• **Exercise**:
Exactly the lines from the start of the data below through the line that contains "const BAR_SHARE = 14" are to be copied, with pictures left out.

• **Provided data**:

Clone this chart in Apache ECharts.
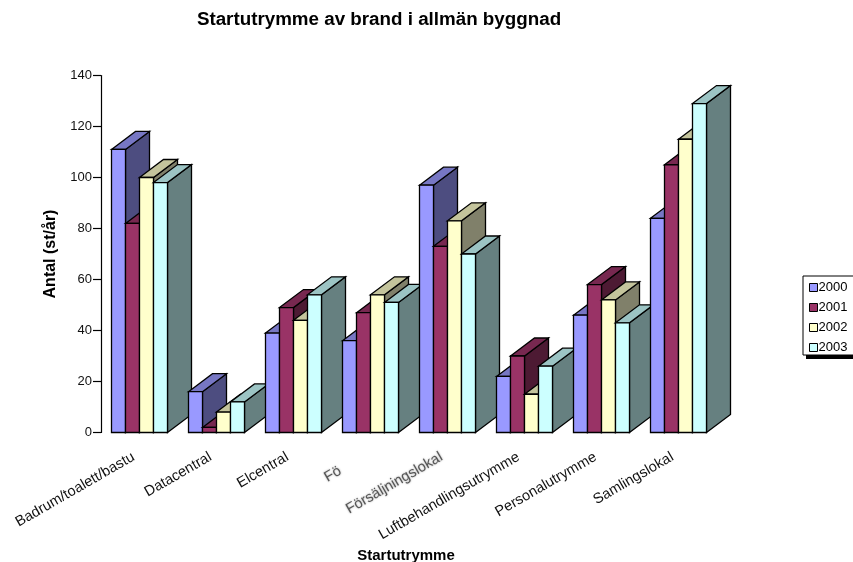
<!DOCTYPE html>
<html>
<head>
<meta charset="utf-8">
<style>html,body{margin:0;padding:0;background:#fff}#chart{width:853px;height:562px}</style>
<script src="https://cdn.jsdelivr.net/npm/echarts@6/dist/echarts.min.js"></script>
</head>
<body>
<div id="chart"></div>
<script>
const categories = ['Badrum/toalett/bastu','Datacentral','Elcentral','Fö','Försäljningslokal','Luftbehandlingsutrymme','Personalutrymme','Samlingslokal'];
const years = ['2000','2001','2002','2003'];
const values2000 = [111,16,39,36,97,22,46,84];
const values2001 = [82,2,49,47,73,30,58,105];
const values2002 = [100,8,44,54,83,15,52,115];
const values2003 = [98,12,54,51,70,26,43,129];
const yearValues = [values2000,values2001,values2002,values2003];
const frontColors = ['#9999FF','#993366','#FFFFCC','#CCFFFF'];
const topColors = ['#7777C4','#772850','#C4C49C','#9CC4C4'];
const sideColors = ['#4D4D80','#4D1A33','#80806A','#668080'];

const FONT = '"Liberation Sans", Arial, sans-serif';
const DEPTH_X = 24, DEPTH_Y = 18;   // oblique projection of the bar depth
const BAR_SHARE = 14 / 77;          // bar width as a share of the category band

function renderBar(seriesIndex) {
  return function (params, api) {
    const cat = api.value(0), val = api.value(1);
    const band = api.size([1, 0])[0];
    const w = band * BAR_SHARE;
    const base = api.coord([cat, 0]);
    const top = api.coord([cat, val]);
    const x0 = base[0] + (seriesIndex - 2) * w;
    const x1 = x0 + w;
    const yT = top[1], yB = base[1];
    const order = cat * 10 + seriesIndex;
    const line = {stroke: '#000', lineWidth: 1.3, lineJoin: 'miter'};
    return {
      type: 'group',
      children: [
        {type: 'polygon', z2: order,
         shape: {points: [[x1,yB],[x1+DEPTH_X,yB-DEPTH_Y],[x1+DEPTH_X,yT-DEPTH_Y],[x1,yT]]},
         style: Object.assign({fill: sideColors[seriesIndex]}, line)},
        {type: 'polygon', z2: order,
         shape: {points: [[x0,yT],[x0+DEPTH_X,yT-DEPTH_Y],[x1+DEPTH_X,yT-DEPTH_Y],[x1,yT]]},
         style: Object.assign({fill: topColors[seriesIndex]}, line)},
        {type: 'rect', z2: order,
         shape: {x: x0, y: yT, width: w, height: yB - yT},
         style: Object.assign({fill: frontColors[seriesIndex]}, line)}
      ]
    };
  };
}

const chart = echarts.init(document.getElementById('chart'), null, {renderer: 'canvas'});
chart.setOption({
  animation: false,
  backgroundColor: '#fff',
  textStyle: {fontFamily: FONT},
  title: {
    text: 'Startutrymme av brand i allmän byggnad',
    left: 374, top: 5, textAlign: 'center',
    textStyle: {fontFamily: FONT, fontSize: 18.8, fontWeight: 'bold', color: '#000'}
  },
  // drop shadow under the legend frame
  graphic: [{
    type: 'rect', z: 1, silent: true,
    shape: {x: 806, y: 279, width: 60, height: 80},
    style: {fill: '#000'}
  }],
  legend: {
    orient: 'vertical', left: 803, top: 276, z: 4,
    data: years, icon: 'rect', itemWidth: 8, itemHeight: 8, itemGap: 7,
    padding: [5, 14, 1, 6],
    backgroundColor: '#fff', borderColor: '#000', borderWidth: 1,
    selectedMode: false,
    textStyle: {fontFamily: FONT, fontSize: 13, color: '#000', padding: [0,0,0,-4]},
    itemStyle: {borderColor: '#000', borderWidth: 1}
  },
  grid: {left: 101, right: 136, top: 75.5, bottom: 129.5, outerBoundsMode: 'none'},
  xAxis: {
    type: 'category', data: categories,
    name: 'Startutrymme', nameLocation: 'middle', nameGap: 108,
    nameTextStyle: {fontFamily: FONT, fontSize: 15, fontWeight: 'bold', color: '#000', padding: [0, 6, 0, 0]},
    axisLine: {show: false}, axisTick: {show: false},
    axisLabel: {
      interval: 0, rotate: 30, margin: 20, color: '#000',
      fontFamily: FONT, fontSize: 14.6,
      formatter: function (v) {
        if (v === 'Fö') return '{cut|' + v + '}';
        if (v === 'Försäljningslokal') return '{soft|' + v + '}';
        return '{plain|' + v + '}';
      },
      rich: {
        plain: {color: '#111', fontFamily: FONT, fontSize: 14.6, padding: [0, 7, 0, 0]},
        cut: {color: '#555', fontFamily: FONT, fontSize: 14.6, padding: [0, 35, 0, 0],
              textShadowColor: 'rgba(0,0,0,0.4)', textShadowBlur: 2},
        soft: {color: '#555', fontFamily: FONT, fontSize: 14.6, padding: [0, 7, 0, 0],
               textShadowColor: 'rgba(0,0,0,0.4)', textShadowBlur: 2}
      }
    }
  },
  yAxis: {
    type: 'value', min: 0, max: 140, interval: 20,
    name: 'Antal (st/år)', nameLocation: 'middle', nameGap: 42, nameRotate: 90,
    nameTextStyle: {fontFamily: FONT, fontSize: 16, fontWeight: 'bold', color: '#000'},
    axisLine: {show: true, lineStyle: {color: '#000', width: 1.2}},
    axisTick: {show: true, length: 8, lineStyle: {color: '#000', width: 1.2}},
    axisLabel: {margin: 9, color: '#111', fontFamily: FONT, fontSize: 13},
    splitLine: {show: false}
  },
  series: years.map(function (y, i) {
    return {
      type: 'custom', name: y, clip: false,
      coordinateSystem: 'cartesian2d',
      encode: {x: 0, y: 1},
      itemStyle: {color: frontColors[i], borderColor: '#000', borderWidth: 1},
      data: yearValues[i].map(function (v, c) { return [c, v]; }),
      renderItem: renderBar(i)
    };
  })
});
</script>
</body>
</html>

• **Task output**:
Clone this chart in Apache ECharts.
<!DOCTYPE html>
<html>
<head>
<meta charset="utf-8">
<style>html,body{margin:0;padding:0;background:#fff}#chart{width:853px;height:562px}</style>
<script src="https://cdn.jsdelivr.net/npm/echarts@6/dist/echarts.min.js"></script>
</head>
<body>
<div id="chart"></div>
<script>
const categories = ['Badrum/toalett/bastu','Datacentral','Elcentral','Fö','Försäljningslokal','Luftbehandlingsutrymme','Personalutrymme','Samlingslokal'];
const years = ['2000','2001','2002','2003'];
const values2000 = [111,16,39,36,97,22,46,84];
const values2001 = [82,2,49,47,73,30,58,105];
const values2002 = [100,8,44,54,83,15,52,115];
const values2003 = [98,12,54,51,70,26,43,129];
const yearValues = [values2000,values2001,values2002,values2003];
const frontColors = ['#9999FF','#993366','#FFFFCC','#CCFFFF'];
const topColors = ['#7777C4','#772850','#C4C49C','#9CC4C4'];
const sideColors = ['#4D4D80','#4D1A33','#80806A','#668080'];

const FONT = '"Liberation Sans", Arial, sans-serif';
const DEPTH_X = 24, DEPTH_Y = 18;   // oblique projection of the bar depth
const BAR_SHARE = 14 / 77;          // bar width as a share of the category band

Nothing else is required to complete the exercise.